One last thing: "It makes sense to use their talents across all these areas." No, not necessarily. If you were still focusing on home theater experiences and equipment, your reviewers could execute on that focus regardless of how many MP3s they stream in a day.

willieconway's picture

I complain because I care.

Rob Sabin's picture
Willie, the suggestion made here is that you somehow believe the purity of your home theater experience on our site is sullied by the appearance of other products that might be one or two orbits outside of home theater proper but nonetheless of potential interest to a home theater enthusiast who practices a digital entertainment lifestyle when not plopped in front of his system. I have to say that includes several of us on the reviewing staff now and no doubt many of our readers. Most everyone I know these days streams music at least part of the time from a digital library or music service like Pandora. I know a lot of people now who use their iPads to watch movies and video when on the go, usually with something better than white Apple earbuds.
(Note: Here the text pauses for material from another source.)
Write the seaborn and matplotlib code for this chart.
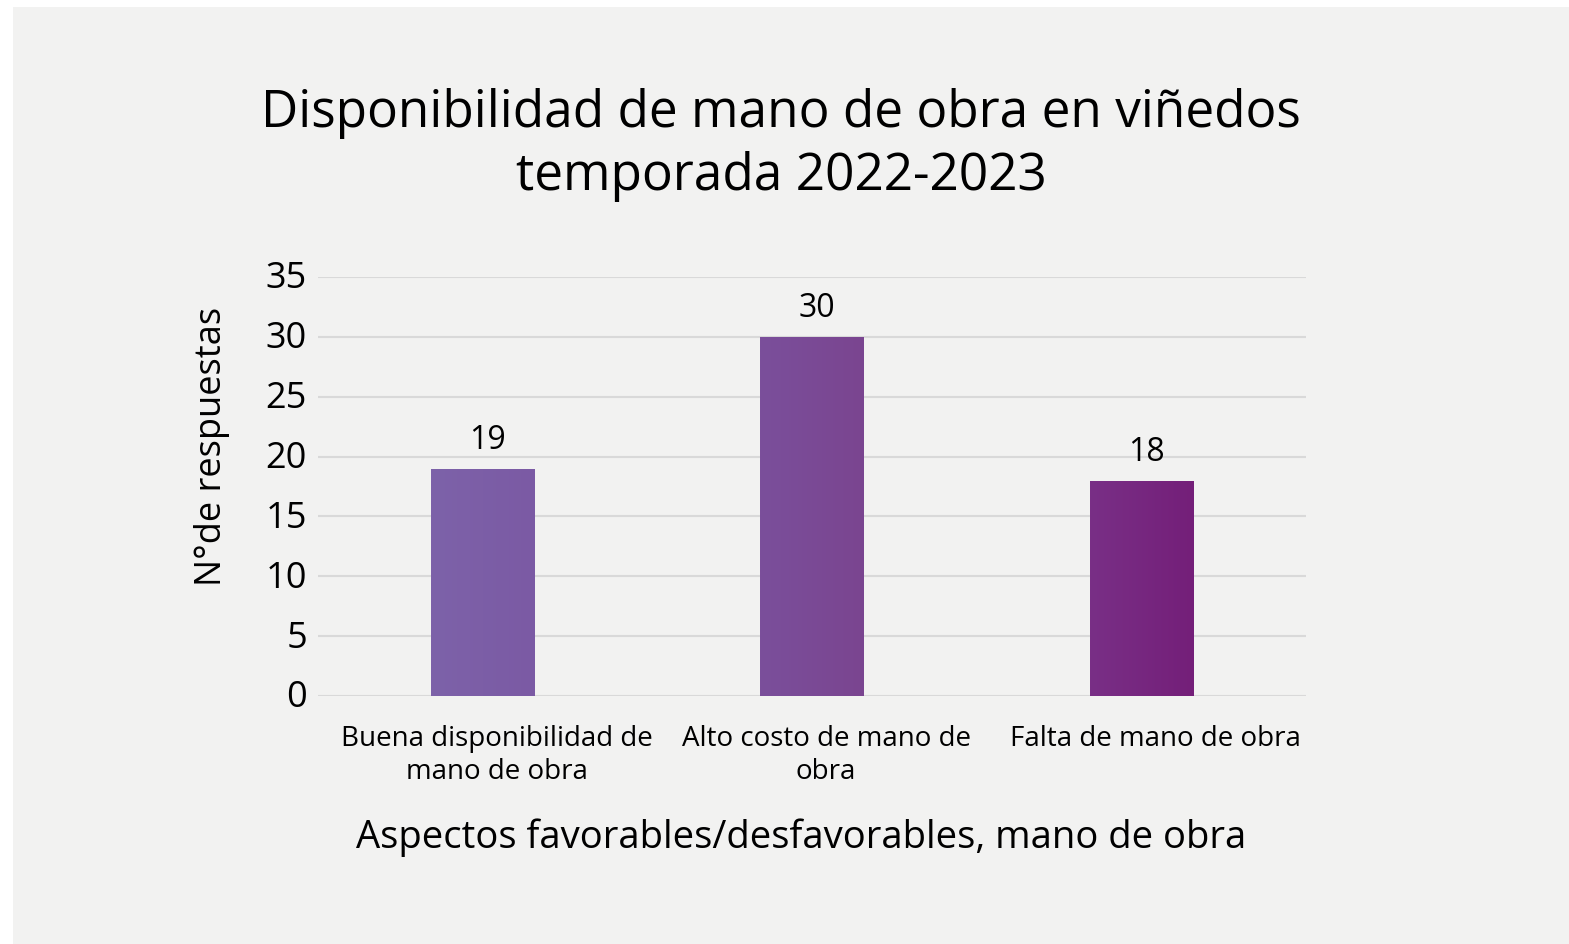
import numpy as np
import pandas as pd
import matplotlib
matplotlib.use('Agg')
from matplotlib import pyplot as plt
from matplotlib.colors import LinearSegmentedColormap
from matplotlib.transforms import ScaledTranslation
import seaborn as sns

categorias = ["Buena disponibilidad de\nmano de obra", "Alto costo de mano de\nobra", "Falta de mano de obra"]
respuestas = [19, 30, 18]
# left/right colour of each bar's horizontal gradient
color_izq = ["#7d62a9", "#7b4f9b", "#792f86"]
color_der = ["#7b5aa4", "#7a4590", "#741f79"]

titulo = "Disponibilidad de mano de obra en viñedos\ntemporada 2022-2023"
eje_x = "Aspectos favorables/desfavorables, mano de obra"
eje_y = "N°de respuestas"

sns.set_theme(style="white")
plt.rcParams['font.family'] = ['Open Sans', 'DejaVu Sans']
plt.rcParams['text.color'] = 'black'
plt.rcParams['xtick.color'] = 'black'
plt.rcParams['ytick.color'] = 'black'

bg = "#f2f2f1"
fig = plt.figure(figsize=(15.69, 9.45), dpi=100, facecolor="white")
fig.patches.append(plt.Rectangle((13/1569, 0), 1, 1 - 8/945, transform=fig.transFigure,
                                 facecolor=bg, edgecolor="none", zorder=-10))
ax = fig.add_axes([318/1569, 1 - 697/945, 988/1569, 419/945])
ax.set_zorder(2)
ax.set_facecolor(bg)

df = pd.DataFrame({"cat": categorias, "n": respuestas})
sns.barplot(data=df, x="cat", y="n", hue="cat", palette=color_izq, width=0.313,
            legend=False, ax=ax, zorder=3)

# gradient fill clipped to each bar
for patch, c0, c1 in zip(ax.patches, color_izq, color_der):
    x0, y0 = patch.get_x(), patch.get_y()
    w, h = patch.get_width(), patch.get_height()
    cmap = LinearSegmentedColormap.from_list("g", [c0, c1])
    im = ax.imshow(np.linspace(0, 1, 64).reshape(1, -1), cmap=cmap, aspect="auto",
                   extent=[x0, x0 + w, y0, y0 + h], zorder=4)
    im.set_clip_path(patch)
    patch.set_edgecolor("none")

for i, v in enumerate(respuestas):
    ax.annotate(str(v), (i + 0.015, v), xytext=(0, 9), textcoords="offset points",
                ha="center", va="bottom", fontsize=23, color="black")

ax.set_xlim(-0.5, 2.5)
ax.set_ylim(0, 35)
ax.set_yticks(range(0, 36, 5))
ax.yaxis.grid(True, color="#d9d9d9", linewidth=1.5, zorder=0)
ax.set_axisbelow(True)
for s in ax.spines.values():
    s.set_visible(False)
ax.tick_params(axis="y", labelsize=26, pad=8, length=0, labelcolor="black")
ax.tick_params(axis="x", labelsize=20, pad=20, length=0, labelcolor="black")
for t in ax.get_yticklabels():
    t.set_va("center_baseline")
    t.set_transform(t.get_transform() + ScaledTranslation(0, 3/100, fig.dpi_scale_trans))
for t in ax.get_xticklabels():
    t.set_linespacing(1.25)
    t.set_transform(t.get_transform() + ScaledTranslation(14/100, 0, fig.dpi_scale_trans))
ax.set_xlabel("")
ax.set_ylabel("")

fig.text(781/1569, 1 - 88/945, titulo, ha="center", va="top", fontsize=37, linespacing=1.3)
fig.text(801/1569, 1 - 838/945, eje_x, ha="center", va="center", fontsize=27.5)
fig.text(212/1569, 1 - 446/945, eje_y, ha="center", va="center", rotation=90, fontsize=26)

fig.savefig("out.png", dpi=100, facecolor=fig.get_facecolor())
My question: If Mark Fleischman or Tom Norton reviews a speaker system or TV for us, executed to a particular level of depth and expertise, and that review appears on our website exclusive of a review of a wireless music system like this one, is the review somehow less valid because the NAD Viso One appears below it in the scroll on our homepage? You're still getting the same number of reviews, executed the same way. And if Mark Fleischmann, who has some pretty serious gifts with his ears and ability to write about what he hears, enjoys streaming music and wants to share his recommendations for wireless speaker systems with our public, why shouldn't he? I don't view our URL hometheater.com to be a set of handcuffs, but more a valuable entry point to expose a wide range of consumers to a wide range of home theater and other digital lifestyle products that are becoming popular now. This is what good magazines and websites do; they evolve with their times to serve their evolving audience, or else they die.

If it's a question of "there goes the neighborhood" and your beef is really about wanting the hometheater.com club to be exclusive to hardcore home theater enthusiasts, there are other places to go for that on the web. And the home theater coverage we do execute, which will always remain the core of what we do, will not cater only to the interests of the advanced enthusiast. We have a serious obligation in my view (one we've largely neglected so far) to encourage mass market adoption of any and all home theater solutions, including low end soundbars and HTIB systems that represent the only products that stand between many consumers and the wasteland represented by a flatpanel's built in speakers. So if you'd rather not have to see those reviews and those of wireless speaker systems alongside Tom's exclusive report on the $11,000 Sharp 90-inch LCD we've got coming up, then by all means, don't visit. And if it isn't obvious, I also respond, in depth, because I care.